# START OF DATASET EXCERPT
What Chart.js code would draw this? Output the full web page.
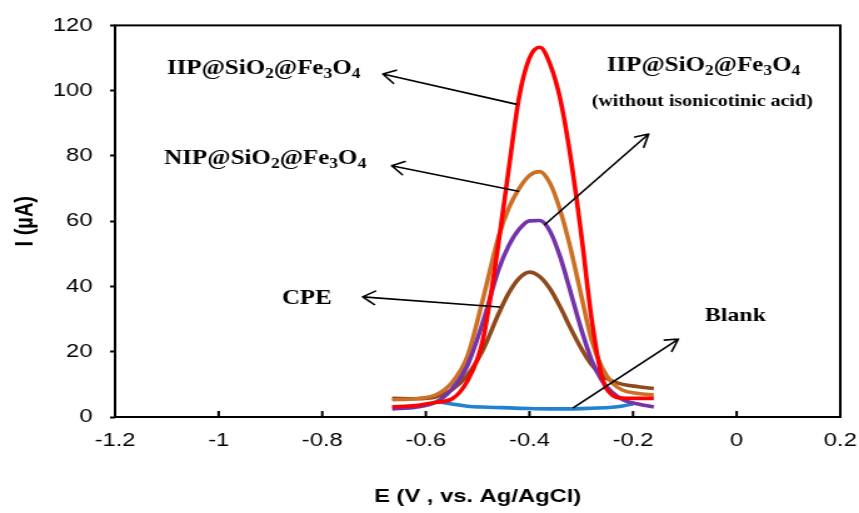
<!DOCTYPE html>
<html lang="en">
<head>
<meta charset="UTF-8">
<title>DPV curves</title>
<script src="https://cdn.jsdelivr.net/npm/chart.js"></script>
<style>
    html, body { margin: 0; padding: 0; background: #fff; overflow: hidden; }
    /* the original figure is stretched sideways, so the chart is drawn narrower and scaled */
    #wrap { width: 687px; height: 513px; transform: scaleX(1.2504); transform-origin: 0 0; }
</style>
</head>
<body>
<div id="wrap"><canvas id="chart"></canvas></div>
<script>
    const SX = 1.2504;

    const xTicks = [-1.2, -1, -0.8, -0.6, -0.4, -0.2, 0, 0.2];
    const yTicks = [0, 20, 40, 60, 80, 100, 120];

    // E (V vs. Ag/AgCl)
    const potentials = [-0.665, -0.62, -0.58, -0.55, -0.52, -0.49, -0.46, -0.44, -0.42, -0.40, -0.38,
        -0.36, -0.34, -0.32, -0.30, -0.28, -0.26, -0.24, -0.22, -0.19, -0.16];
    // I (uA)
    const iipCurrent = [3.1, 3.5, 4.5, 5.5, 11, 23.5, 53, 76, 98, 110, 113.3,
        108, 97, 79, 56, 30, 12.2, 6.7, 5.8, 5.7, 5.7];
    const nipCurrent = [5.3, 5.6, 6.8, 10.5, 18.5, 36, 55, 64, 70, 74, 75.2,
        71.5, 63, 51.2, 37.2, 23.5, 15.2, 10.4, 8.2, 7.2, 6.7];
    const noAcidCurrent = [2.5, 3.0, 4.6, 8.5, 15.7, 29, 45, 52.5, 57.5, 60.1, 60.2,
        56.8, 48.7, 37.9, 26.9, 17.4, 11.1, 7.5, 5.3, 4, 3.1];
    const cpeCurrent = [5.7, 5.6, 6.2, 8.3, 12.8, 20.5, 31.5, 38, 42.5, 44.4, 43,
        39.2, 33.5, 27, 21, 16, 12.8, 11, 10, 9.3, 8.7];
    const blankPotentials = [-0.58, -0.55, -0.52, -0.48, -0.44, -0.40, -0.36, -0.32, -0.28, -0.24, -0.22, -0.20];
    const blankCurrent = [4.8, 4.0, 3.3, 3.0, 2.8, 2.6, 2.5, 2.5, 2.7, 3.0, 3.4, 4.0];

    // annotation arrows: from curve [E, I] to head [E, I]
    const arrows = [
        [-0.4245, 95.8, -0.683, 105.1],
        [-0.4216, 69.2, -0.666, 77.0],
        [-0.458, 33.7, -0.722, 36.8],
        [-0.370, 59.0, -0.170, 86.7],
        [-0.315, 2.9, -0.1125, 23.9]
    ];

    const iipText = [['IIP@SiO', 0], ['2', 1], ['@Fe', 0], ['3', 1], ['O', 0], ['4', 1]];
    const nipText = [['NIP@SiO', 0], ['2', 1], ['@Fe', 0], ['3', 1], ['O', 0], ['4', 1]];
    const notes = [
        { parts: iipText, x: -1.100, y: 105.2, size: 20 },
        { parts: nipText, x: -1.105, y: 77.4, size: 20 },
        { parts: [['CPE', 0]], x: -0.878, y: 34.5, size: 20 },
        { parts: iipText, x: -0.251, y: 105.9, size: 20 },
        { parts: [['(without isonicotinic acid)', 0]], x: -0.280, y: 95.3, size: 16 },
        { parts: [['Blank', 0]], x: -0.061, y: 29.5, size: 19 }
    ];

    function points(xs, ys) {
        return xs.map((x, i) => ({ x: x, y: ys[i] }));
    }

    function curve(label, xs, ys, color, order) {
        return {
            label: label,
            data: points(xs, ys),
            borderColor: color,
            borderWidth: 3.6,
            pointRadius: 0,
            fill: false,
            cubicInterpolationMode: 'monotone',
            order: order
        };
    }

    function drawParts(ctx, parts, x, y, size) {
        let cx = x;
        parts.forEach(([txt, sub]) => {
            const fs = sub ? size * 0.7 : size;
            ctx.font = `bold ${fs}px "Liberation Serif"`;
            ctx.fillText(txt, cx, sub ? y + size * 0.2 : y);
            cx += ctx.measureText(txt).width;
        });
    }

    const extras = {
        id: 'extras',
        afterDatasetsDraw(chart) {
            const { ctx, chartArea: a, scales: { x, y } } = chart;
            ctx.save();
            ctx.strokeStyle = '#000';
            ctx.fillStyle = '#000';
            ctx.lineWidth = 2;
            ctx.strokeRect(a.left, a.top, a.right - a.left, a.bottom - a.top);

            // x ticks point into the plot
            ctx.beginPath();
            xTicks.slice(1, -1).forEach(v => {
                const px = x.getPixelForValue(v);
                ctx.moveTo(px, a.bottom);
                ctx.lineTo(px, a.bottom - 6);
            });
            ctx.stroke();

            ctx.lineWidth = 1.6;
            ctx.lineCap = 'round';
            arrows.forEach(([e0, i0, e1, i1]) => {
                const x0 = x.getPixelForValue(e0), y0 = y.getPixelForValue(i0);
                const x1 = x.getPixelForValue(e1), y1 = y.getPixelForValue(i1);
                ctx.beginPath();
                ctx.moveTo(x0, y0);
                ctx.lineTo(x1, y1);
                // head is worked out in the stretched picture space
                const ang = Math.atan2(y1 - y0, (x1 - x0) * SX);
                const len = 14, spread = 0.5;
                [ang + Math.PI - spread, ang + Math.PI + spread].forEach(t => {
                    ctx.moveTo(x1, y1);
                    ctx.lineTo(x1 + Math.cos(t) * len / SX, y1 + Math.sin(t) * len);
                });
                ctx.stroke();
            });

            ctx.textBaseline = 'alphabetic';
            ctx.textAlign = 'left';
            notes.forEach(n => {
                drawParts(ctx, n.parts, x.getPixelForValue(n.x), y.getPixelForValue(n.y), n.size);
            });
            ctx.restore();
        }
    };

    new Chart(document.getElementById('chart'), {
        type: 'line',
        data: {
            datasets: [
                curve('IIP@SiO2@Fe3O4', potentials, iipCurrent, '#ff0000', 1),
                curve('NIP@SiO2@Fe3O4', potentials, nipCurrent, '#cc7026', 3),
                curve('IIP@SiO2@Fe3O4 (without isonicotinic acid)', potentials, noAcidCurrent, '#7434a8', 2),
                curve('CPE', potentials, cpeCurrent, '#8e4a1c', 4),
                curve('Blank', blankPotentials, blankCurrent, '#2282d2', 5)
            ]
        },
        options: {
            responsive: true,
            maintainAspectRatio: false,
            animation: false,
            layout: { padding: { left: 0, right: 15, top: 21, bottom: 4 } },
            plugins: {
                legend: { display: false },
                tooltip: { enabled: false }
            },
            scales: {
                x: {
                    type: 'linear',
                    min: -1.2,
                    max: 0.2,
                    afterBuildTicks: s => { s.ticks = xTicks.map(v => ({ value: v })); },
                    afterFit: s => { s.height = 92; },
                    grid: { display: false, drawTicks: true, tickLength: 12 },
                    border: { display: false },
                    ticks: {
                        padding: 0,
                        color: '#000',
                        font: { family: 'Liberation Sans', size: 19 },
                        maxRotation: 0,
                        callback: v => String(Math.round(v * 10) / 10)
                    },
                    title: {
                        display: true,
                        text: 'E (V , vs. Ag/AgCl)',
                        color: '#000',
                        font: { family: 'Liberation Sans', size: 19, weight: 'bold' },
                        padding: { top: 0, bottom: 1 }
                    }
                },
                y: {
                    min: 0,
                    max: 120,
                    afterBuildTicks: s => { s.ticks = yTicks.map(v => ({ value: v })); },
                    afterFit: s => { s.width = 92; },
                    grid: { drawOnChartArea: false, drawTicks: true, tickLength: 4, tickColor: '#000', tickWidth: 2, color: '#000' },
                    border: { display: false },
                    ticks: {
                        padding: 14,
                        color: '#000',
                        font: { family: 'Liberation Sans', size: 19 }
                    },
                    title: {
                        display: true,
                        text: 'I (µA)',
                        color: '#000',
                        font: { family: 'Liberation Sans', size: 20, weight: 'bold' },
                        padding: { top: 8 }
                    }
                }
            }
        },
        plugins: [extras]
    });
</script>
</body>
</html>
# END OF DATASET EXCERPT
**INSTRUCTION:** Every line from the start of the listing above through the line with "3.0, 3.4, 4.0];" should be repeated exactly; skip the pictures and add nothing else.

**EXERCISE SOLUTION:**
What Chart.js code would draw this? Output the full web page.
<!DOCTYPE html>
<html lang="en">
<head>
<meta charset="UTF-8">
<title>DPV curves</title>
<script src="https://cdn.jsdelivr.net/npm/chart.js"></script>
<style>
    html, body { margin: 0; padding: 0; background: #fff; overflow: hidden; }
    /* the original figure is stretched sideways, so the chart is drawn narrower and scaled */
    #wrap { width: 687px; height: 513px; transform: scaleX(1.2504); transform-origin: 0 0; }
</style>
</head>
<body>
<div id="wrap"><canvas id="chart"></canvas></div>
<script>
    const SX = 1.2504;

    const xTicks = [-1.2, -1, -0.8, -0.6, -0.4, -0.2, 0, 0.2];
    const yTicks = [0, 20, 40, 60, 80, 100, 120];

    // E (V vs. Ag/AgCl)
    const potentials = [-0.665, -0.62, -0.58, -0.55, -0.52, -0.49, -0.46, -0.44, -0.42, -0.40, -0.38,
        -0.36, -0.34, -0.32, -0.30, -0.28, -0.26, -0.24, -0.22, -0.19, -0.16];
    // I (uA)
    const iipCurrent = [3.1, 3.5, 4.5, 5.5, 11, 23.5, 53, 76, 98, 110, 113.3,
        108, 97, 79, 56, 30, 12.2, 6.7, 5.8, 5.7, 5.7];
    const nipCurrent = [5.3, 5.6, 6.8, 10.5, 18.5, 36, 55, 64, 70, 74, 75.2,
        71.5, 63, 51.2, 37.2, 23.5, 15.2, 10.4, 8.2, 7.2, 6.7];
    const noAcidCurrent = [2.5, 3.0, 4.6, 8.5, 15.7, 29, 45, 52.5, 57.5, 60.1, 60.2,
        56.8, 48.7, 37.9, 26.9, 17.4, 11.1, 7.5, 5.3, 4, 3.1];
    const cpeCurrent = [5.7, 5.6, 6.2, 8.3, 12.8, 20.5, 31.5, 38, 42.5, 44.4, 43,
        39.2, 33.5, 27, 21, 16, 12.8, 11, 10, 9.3, 8.7];
    const blankPotentials = [-0.58, -0.55, -0.52, -0.48, -0.44, -0.40, -0.36, -0.32, -0.28, -0.24, -0.22, -0.20];
    const blankCurrent = [4.8, 4.0, 3.3, 3.0, 2.8, 2.6, 2.5, 2.5, 2.7, 3.0, 3.4, 4.0];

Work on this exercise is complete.